L'impennata della tensione dopo l'attacco israeliano non poteva non avere riflessi nella guerra civile siriana. Il movimento sciita libanese Hezbollah, indicato come il presunto destinatario del convoglio di armi che Israele avrebbe distrutto, afferma in un comunicato che l'accaduto rivela le vere ragioni del conflitto in Siria, ossia indebolire le forze armate di Bashar Assad e il loro ruolo nella resistenza (contro Israele) e completare «il grande complotto contro i nostri popoli arabi e musulmani».

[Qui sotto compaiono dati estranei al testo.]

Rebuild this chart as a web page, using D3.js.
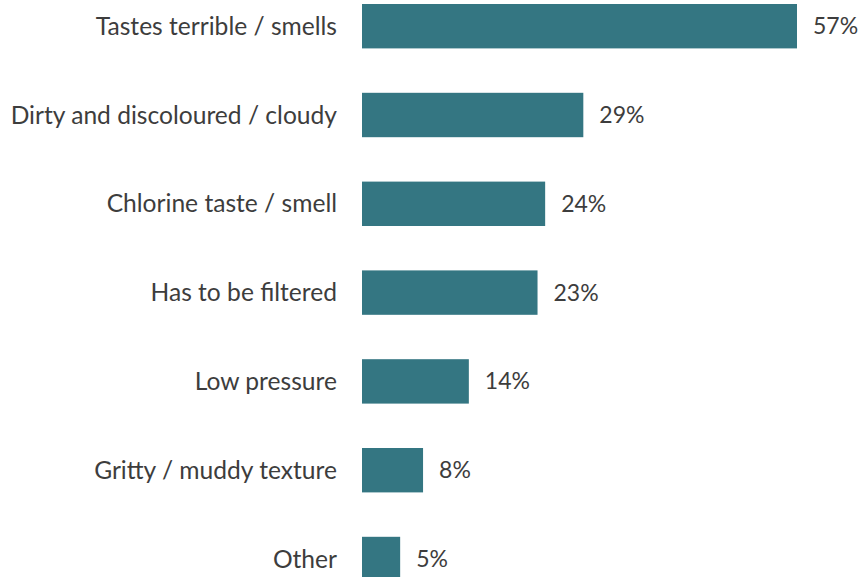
<!DOCTYPE html>
<html>
<head>
<meta charset="utf-8">
<script src="https://cdn.jsdelivr.net/npm/d3@7"></script>
<style>
  html, body { margin: 0; padding: 0; background: #ffffff; }
  svg { display: block; }
  text { font-family: Lato, "Open Sans", sans-serif; fill: #3d3d3d; }
</style>
</head>
<body>
<svg id="chart" width="863" height="577"></svg>
<script>
// Reported water quality problems (% of respondents)
const categories = [
  "Tastes terrible / smells",
  "Dirty and discoloured / cloudy",
  "Chlorine taste / smell",
  "Has to be filtered",
  "Low pressure",
  "Gritty / muddy texture",
  "Other"
];
const values = [57, 29, 24, 23, 14, 8, 5];

const svg = d3.select("#chart");
const left = 362;
const pxPerPct = 435 / 57;

const x = d3.scaleLinear()
  .domain([0, 57])
  .range([left, left + 57 * pxPerPct]);

const y = d3.scaleBand()
  .domain(categories)
  .range([-18.2, 603.4])
  .paddingInner(0.5)
  .paddingOuter(0.25);

const rows = svg.selectAll("g.row")
  .data(categories.map((c, i) => ({ c, v: values[i] })))
  .join("g")
  .attr("class", "row");

rows.append("rect")
  .attr("x", x(0))
  .attr("y", d => y(d.c))
  .attr("width", d => x(d.v) - x(0))
  .attr("height", y.bandwidth())
  .attr("fill", "#347682");

rows.append("text")
  .attr("x", x(0) - 25)
  .attr("y", d => y(d.c) + y.bandwidth() / 2)
  .attr("dy", "0.35em")
  .attr("text-anchor", "end")
  .attr("font-size", 24.6)
  .text(d => d.c);

rows.append("text")
  .attr("x", d => x(d.v) + 16)
  .attr("y", d => y(d.c) + y.bandwidth() / 2)
  .attr("dy", "0.35em")
  .attr("font-size", 23)
  .text(d => d.v + "%");
</script>
</body>
</html>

Al contrario il capo della Coalizione delle forze di opposizione siriana ha colto l'occasione per lanciare un nuovo duro attacco al regime. «Bashar vergognati... lasci l'aviazione israeliana colpire la Siria... mentre i tuoi aerei sanno bombardare solo forni per il pane, moschee, università e civili...», ha scritto Ahmad Muaz al Khatib sul suo profilo in Facebook. I ribelli siriani, armati e pagati dai paesi del Golfo (che non hanno commentato in alcun modo l'attacco aereo israeliano), temono che il raid israeliano offra al governo siriano nuovi argomenti per accusare gli oppositori di far parte di un complotto regionale ed occidentale volto a colpire prima la Siria, poi l'Iran e Hezbollah. D'altronde gli stessi israeliani pensano di aver fornito un «assist» a Bashar Assad. «Ora Assad può citare l'attacco come esempio del complotto contro di lui e il suo regime», ha scritto il quotidiano Haaretz.